Your task
Pictures stay out. Extract the lines below from the first one through the line with "(17,318) -- (919,318);", both included.

Recorded data
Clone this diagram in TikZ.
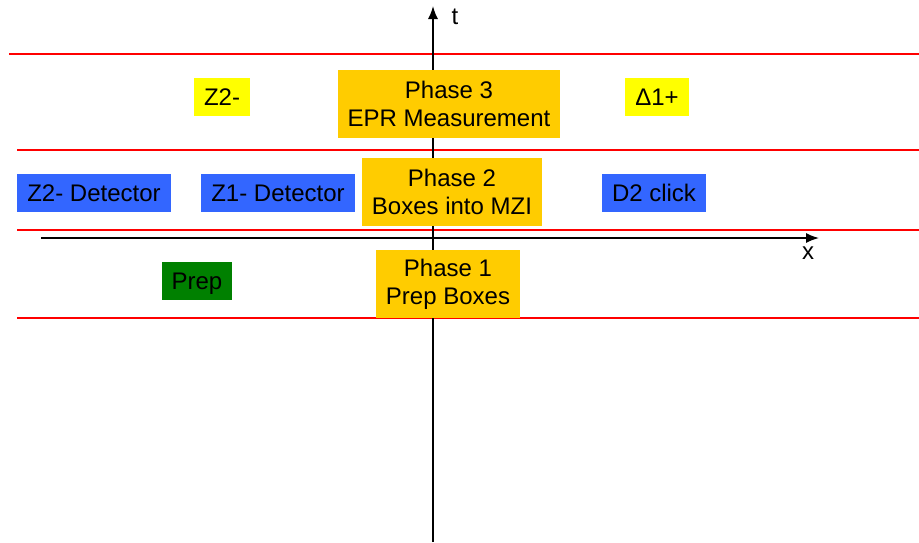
\documentclass[tikz,border=0pt]{standalone}
\usepackage{fontspec}
\usetikzlibrary{arrows.meta}
\setmainfont{Liberation Sans}
\definecolor{gold}{HTML}{FFCC00}
\definecolor{lemon}{HTML}{FFFF00}
\definecolor{detblue}{HTML}{3366FF}
\definecolor{prepgreen}{HTML}{008000}
\tikzset{
  box/.style={inner xsep=10pt, inner ysep=0pt, minimum height=38pt, align=center,
    font=\fontsize{24}{28}\selectfont},
  oneline/.style={box, text height=18pt, text depth=2pt},
  phase/.style={box, fill=gold, minimum height=68pt},
  sign/.style={oneline, fill=lemon},
  detector/.style={oneline, fill=detblue},
  prepbox/.style={oneline, fill=prepgreen},
  band/.style={red, line width=1.2pt},
  axis/.style={line width=1.5pt, -{Latex[length=13pt,width=10pt]}}
}
\begin{document}
\begin{tikzpicture}[x=1pt, y=-1pt]

   \useasboundingbox (0,0) rectangle (919,542);

   \draw[band] (9,54) -- (919,54);
   \draw[band] (17,150) -- (919,150);
   \draw[band] (17,230) -- (919,230);
   \draw[band] (17,318) -- (919,318);

   \coordinate (tlow) at (433,542);
   \coordinate (ttop) at (433,6);
   \coordinate (xleft) at (41,238);
   \coordinate (xright) at (819,238);
   \draw[axis] (tlow) -- (ttop);
   \draw[axis] (xleft) -- (xright);
   \node[font=\fontsize{24}{28}\selectfont] (tlabel) at (455,17) {t};
   \node[font=\fontsize{24}{28}\selectfont] (xlabel) at (808,253) {x};

   \node[phase] (phase3) at (449,104) {Phase 3\\EPR Measurement};
   \node[phase] (phase2) at (452,192) {Phase 2\\Boxes into MZI};
   \node[phase] (phase1) at (448,284) {Phase 1\\Prep Boxes};

   \node[sign] (zminus) at (222,97) {Z2-};
   \node[sign] (dplus) at (657,97) {Δ1+};

   \node[detector] (ztwodet) at (94,193) {Z2- Detector};
   \node[detector] (zonedet) at (278,193) {Z1- Detector};
   \node[detector] (dclick) at (654,193) {D2 click};

   \node[prepbox] (prep) at (197,281) {Prep};

\end{tikzpicture}
\end{document}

Solution to this exercise
Clone this diagram in TikZ.
\documentclass[tikz,border=0pt]{standalone}
\usepackage{fontspec}
\usetikzlibrary{arrows.meta}
\setmainfont{Liberation Sans}
\definecolor{gold}{HTML}{FFCC00}
\definecolor{lemon}{HTML}{FFFF00}
\definecolor{detblue}{HTML}{3366FF}
\definecolor{prepgreen}{HTML}{008000}
\tikzset{
  box/.style={inner xsep=10pt, inner ysep=0pt, minimum height=38pt, align=center,
    font=\fontsize{24}{28}\selectfont},
  oneline/.style={box, text height=18pt, text depth=2pt},
  phase/.style={box, fill=gold, minimum height=68pt},
  sign/.style={oneline, fill=lemon},
  detector/.style={oneline, fill=detblue},
  prepbox/.style={oneline, fill=prepgreen},
  band/.style={red, line width=1.2pt},
  axis/.style={line width=1.5pt, -{Latex[length=13pt,width=10pt]}}
}
\begin{document}
\begin{tikzpicture}[x=1pt, y=-1pt]

   \useasboundingbox (0,0) rectangle (919,542);

   \draw[band] (9,54) -- (919,54);
   \draw[band] (17,150) -- (919,150);
   \draw[band] (17,230) -- (919,230);
   \draw[band] (17,318) -- (919,318);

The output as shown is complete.